■ Stated task
Skip the pictures and extract all of the lines exactly as written.

■ Available data
** Begin **
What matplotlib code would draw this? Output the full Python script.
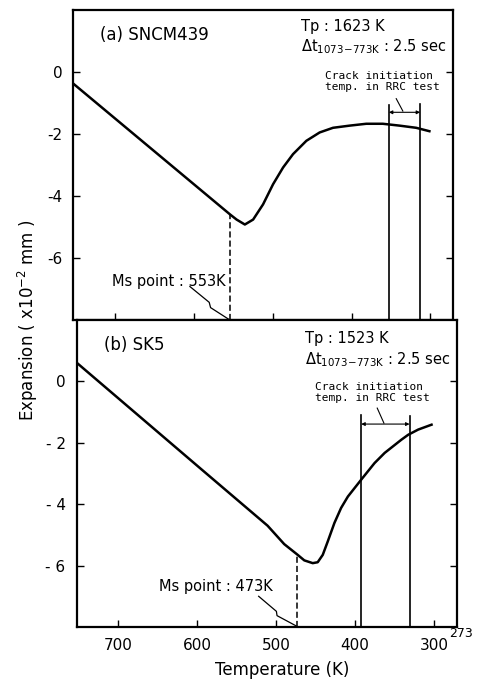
import matplotlib
matplotlib.use("Agg")
import matplotlib.pyplot as plt

plt.rcParams['font.family'] = ['DejaVu Sans']

# ---- data ----
temp_a = [752.8, 554.4, 545.9, 535.4, 524.9, 512.3, 499.6, 486.9, 474.3, 457.4,
          440.5, 423.6, 402.5, 381.4, 360.4, 339.2, 318.1, 301.3]
exp_a = [-0.38, -4.59, -4.76, -4.92, -4.76, -4.27, -3.62, -3.08, -2.65, -2.22,
         -1.95, -1.80, -1.73, -1.67, -1.67, -1.73, -1.80, -1.91]

temp_b = [752.6, 595.9, 510.9, 489.8, 472.7, 464.3, 453.6, 447.3, 440.9, 434.5,
          426.1, 417.6, 409.0, 392.1, 375.2, 362.4, 341.2, 332.6, 319.9, 302.9]
exp_b = [0.60, -2.84, -4.70, -5.30, -5.65, -5.83, -5.92, -5.89, -5.65, -5.21,
         -4.61, -4.12, -3.75, -3.20, -2.66, -2.33, -1.90, -1.74, -1.57, -1.41]

ms_a = 553
ms_b = 473
ms_exp_a = -4.59
ms_exp_b = -5.65
crack_a = [352.8, 313.0]
crack_b = [392.1, 330.8]

xticks = [700, 600, 500, 400, 300]
xticklabels = ['700', '600', '500', '400', '300']
yticks = [0, -2, -4, -6]
yticklabels_a = ['0', '-2', '-4', '-6']
yticklabels_b = ['0', '- 2', '- 4', '- 6']

titles = ['(a) SNCM439', '(b) SK5']
tp_labels = ['Tp : 1623 K', 'Tp : 1523 K']
dt_label = r'$\mathit{\Delta}$t$_{\mathrm{1073\!-\!773K}}$ : 2.5 sec'
ms_labels = ['Ms point : 553K', 'Ms point : 473K']
crack_text = 'Crack initiation\ntemp. in RRC test'

fig = plt.figure(figsize=(4.79, 6.82), dpi=100)
W, H = 479, 682
ax_a = fig.add_axes([73.3 / W, 1 - 320 / H, 380 / W, 310 / H])
ax_b = fig.add_axes([76.7 / W, 1 - 627 / H, 380 / W, 307 / H])

def style(ax, ylabels):
    ax.set_xlim(753, 271)
    ax.set_ylim(-8, 2)
    ax.set_xticks(xticks)
    ax.set_yticks(yticks)
    ax.set_yticklabels(ylabels)
    for s in ax.spines.values():
        s.set_linewidth(1.6)
    ax.tick_params(direction='in', length=5, width=1.0, left=True, right=True,
                   bottom=True, top=False, labelsize=11, pad=8)

style(ax_a, yticklabels_a)
ax_a.set_xticklabels([])
style(ax_b, yticklabels_b)
ax_b.set_xticklabels(xticklabels)

lw = 1.8
ax_a.plot(temp_a, exp_a, color='black', lw=lw, solid_joinstyle='round')
ax_b.plot(temp_b, exp_b, color='black', lw=lw, solid_joinstyle='round')

# Ms dashed lines
ax_a.plot([ms_a + 1.4, ms_a + 1.4], [-8, ms_exp_a], color='black', lw=1.1, dashes=(4, 2))
ax_b.plot([ms_b, ms_b], [-8, ms_exp_b], color='black', lw=1.1, dashes=(4, 2))

# zigzag leaders
ax_a.plot([605.1, 580.6, 578.9, 554.4], [-6.92, -7.43, -7.60, -8.0], color='black', lw=0.9)
ax_b.plot([522.2, 499.7, 498.9, 473.5], [-7.0, -7.49, -7.63, -7.98], color='black', lw=0.9)

# Ms labels
ax_a.text(704, -6.76, ms_labels[0], fontsize=10.5, va='center', ha='left')
ax_b.text(649, -6.68, ms_labels[1], fontsize=10.5, va='center', ha='left')

# crack initiation lines
def crack(ax, xs, tops, ya, leader, tx, ty):
    for x, t in zip(xs, tops):
        ax.plot([x, x], [-8, t], color='black', lw=1.2)
    ax.annotate('', xy=(xs[0], ya), xytext=(xs[1], ya),
                arrowprops=dict(arrowstyle='<|-|>', lw=0.8, color='black',
                                mutation_scale=5, shrinkA=0, shrinkB=0))
    ax.plot(leader[0], leader[1], color='black', lw=0.8)
    ax.text(tx, ty, crack_text, family='DejaVu Sans Mono', fontsize=8,
            ha='left', va='center', linespacing=1.1)

crack(ax_a, crack_a, [-1.08, -1.03], -1.30, ([343.4, 335.0], [-0.86, -1.26]), 434.2, -0.31)
crack(ax_b, crack_b, [-1.08, -1.14], -1.39, ([371.8, 363.3], [-0.87, -1.36]), 450.3, -0.36)

# panel titles and conditions
ax_a.text(719, 1.19, titles[0], fontsize=12, va='center', ha='left')
ax_b.text(719, 1.19, titles[1], fontsize=12, va='center', ha='left')
ax_a.text(463.7, 1.46, tp_labels[0], fontsize=10.5, va='center', ha='left')
ax_b.text(462.9, 1.41, tp_labels[1], fontsize=10.5, va='center', ha='left')
ax_a.text(463.7, 0.81, dt_label, fontsize=10.5, va='center', ha='left')
ax_b.text(462.9, 0.71, dt_label, fontsize=10.5, va='center', ha='left')

# 273 superscript at axis end
ax_b.text(281, -8.2, '273', fontsize=9, ha='left', va='center', clip_on=False)

fig.text(282 / W, 1 - 670 / H, 'Temperature (K)', fontsize=12, ha='center', va='center')
fig.text(28 / W, 1 - 320 / H, r'Expansion ( x10$^{-2}$ mm )', fontsize=12,
         rotation=90, ha='center', va='center')

fig.savefig('out.png', dpi=100)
** End **
■ Result for this task
What matplotlib code would draw this? Output the full Python script.
import matplotlib
matplotlib.use("Agg")
import matplotlib.pyplot as plt

plt.rcParams['font.family'] = ['DejaVu Sans']

# ---- data ----
temp_a = [752.8, 554.4, 545.9, 535.4, 524.9, 512.3, 499.6, 486.9, 474.3, 457.4,
          440.5, 423.6, 402.5, 381.4, 360.4, 339.2, 318.1, 301.3]
exp_a = [-0.38, -4.59, -4.76, -4.92, -4.76, -4.27, -3.62, -3.08, -2.65, -2.22,
         -1.95, -1.80, -1.73, -1.67, -1.67, -1.73, -1.80, -1.91]

temp_b = [752.6, 595.9, 510.9, 489.8, 472.7, 464.3, 453.6, 447.3, 440.9, 434.5,
          426.1, 417.6, 409.0, 392.1, 375.2, 362.4, 341.2, 332.6, 319.9, 302.9]
exp_b = [0.60, -2.84, -4.70, -5.30, -5.65, -5.83, -5.92, -5.89, -5.65, -5.21,
         -4.61, -4.12, -3.75, -3.20, -2.66, -2.33, -1.90, -1.74, -1.57, -1.41]

ms_a = 553
ms_b = 473
ms_exp_a = -4.59
ms_exp_b = -5.65
crack_a = [352.8, 313.0]
crack_b = [392.1, 330.8]

xticks = [700, 600, 500, 400, 300]
xticklabels = ['700', '600', '500', '400', '300']
yticks = [0, -2, -4, -6]
yticklabels_a = ['0', '-2', '-4', '-6']
yticklabels_b = ['0', '- 2', '- 4', '- 6']

titles = ['(a) SNCM439', '(b) SK5']
tp_labels = ['Tp : 1623 K', 'Tp : 1523 K']
dt_label = r'$\mathit{\Delta}$t$_{\mathrm{1073\!-\!773K}}$ : 2.5 sec'
ms_labels = ['Ms point : 553K', 'Ms point : 473K']
crack_text = 'Crack initiation\ntemp. in RRC test'

fig = plt.figure(figsize=(4.79, 6.82), dpi=100)
W, H = 479, 682
ax_a = fig.add_axes([73.3 / W, 1 - 320 / H, 380 / W, 310 / H])
ax_b = fig.add_axes([76.7 / W, 1 - 627 / H, 380 / W, 307 / H])

def style(ax, ylabels):
    ax.set_xlim(753, 271)
    ax.set_ylim(-8, 2)
    ax.set_xticks(xticks)
    ax.set_yticks(yticks)
    ax.set_yticklabels(ylabels)
    for s in ax.spines.values():
        s.set_linewidth(1.6)
    ax.tick_params(direction='in', length=5, width=1.0, left=True, right=True,
                   bottom=True, top=False, labelsize=11, pad=8)

style(ax_a, yticklabels_a)
ax_a.set_xticklabels([])
style(ax_b, yticklabels_b)
ax_b.set_xticklabels(xticklabels)

lw = 1.8
ax_a.plot(temp_a, exp_a, color='black', lw=lw, solid_joinstyle='round')
ax_b.plot(temp_b, exp_b, color='black', lw=lw, solid_joinstyle='round')

# Ms dashed lines
ax_a.plot([ms_a + 1.4, ms_a + 1.4], [-8, ms_exp_a], color='black', lw=1.1, dashes=(4, 2))
ax_b.plot([ms_b, ms_b], [-8, ms_exp_b], color='black', lw=1.1, dashes=(4, 2))

# zigzag leaders
ax_a.plot([605.1, 580.6, 578.9, 554.4], [-6.92, -7.43, -7.60, -8.0], color='black', lw=0.9)
ax_b.plot([522.2, 499.7, 498.9, 473.5], [-7.0, -7.49, -7.63, -7.98], color='black', lw=0.9)

# Ms labels
ax_a.text(704, -6.76, ms_labels[0], fontsize=10.5, va='center', ha='left')
ax_b.text(649, -6.68, ms_labels[1], fontsize=10.5, va='center', ha='left')

# crack initiation lines
def crack(ax, xs, tops, ya, leader, tx, ty):
    for x, t in zip(xs, tops):
        ax.plot([x, x], [-8, t], color='black', lw=1.2)
    ax.annotate('', xy=(xs[0], ya), xytext=(xs[1], ya),
                arrowprops=dict(arrowstyle='<|-|>', lw=0.8, color='black',
                                mutation_scale=5, shrinkA=0, shrinkB=0))
    ax.plot(leader[0], leader[1], color='black', lw=0.8)
    ax.text(tx, ty, crack_text, family='DejaVu Sans Mono', fontsize=8,
            ha='left', va='center', linespacing=1.1)

crack(ax_a, crack_a, [-1.08, -1.03], -1.30, ([343.4, 335.0], [-0.86, -1.26]), 434.2, -0.31)
crack(ax_b, crack_b, [-1.08, -1.14], -1.39, ([371.8, 363.3], [-0.87, -1.36]), 450.3, -0.36)

# panel titles and conditions
ax_a.text(719, 1.19, titles[0], fontsize=12, va='center', ha='left')
ax_b.text(719, 1.19, titles[1], fontsize=12, va='center', ha='left')
ax_a.text(463.7, 1.46, tp_labels[0], fontsize=10.5, va='center', ha='left')
ax_b.text(462.9, 1.41, tp_labels[1], fontsize=10.5, va='center', ha='left')
ax_a.text(463.7, 0.81, dt_label, fontsize=10.5, va='center', ha='left')
ax_b.text(462.9, 0.71, dt_label, fontsize=10.5, va='center', ha='left')

# 273 superscript at axis end
ax_b.text(281, -8.2, '273', fontsize=9, ha='left', va='center', clip_on=False)

fig.text(282 / W, 1 - 670 / H, 'Temperature (K)', fontsize=12, ha='center', va='center')
fig.text(28 / W, 1 - 320 / H, r'Expansion ( x10$^{-2}$ mm )', fontsize=12,
         rotation=90, ha='center', va='center')

fig.savefig('out.png', dpi=100)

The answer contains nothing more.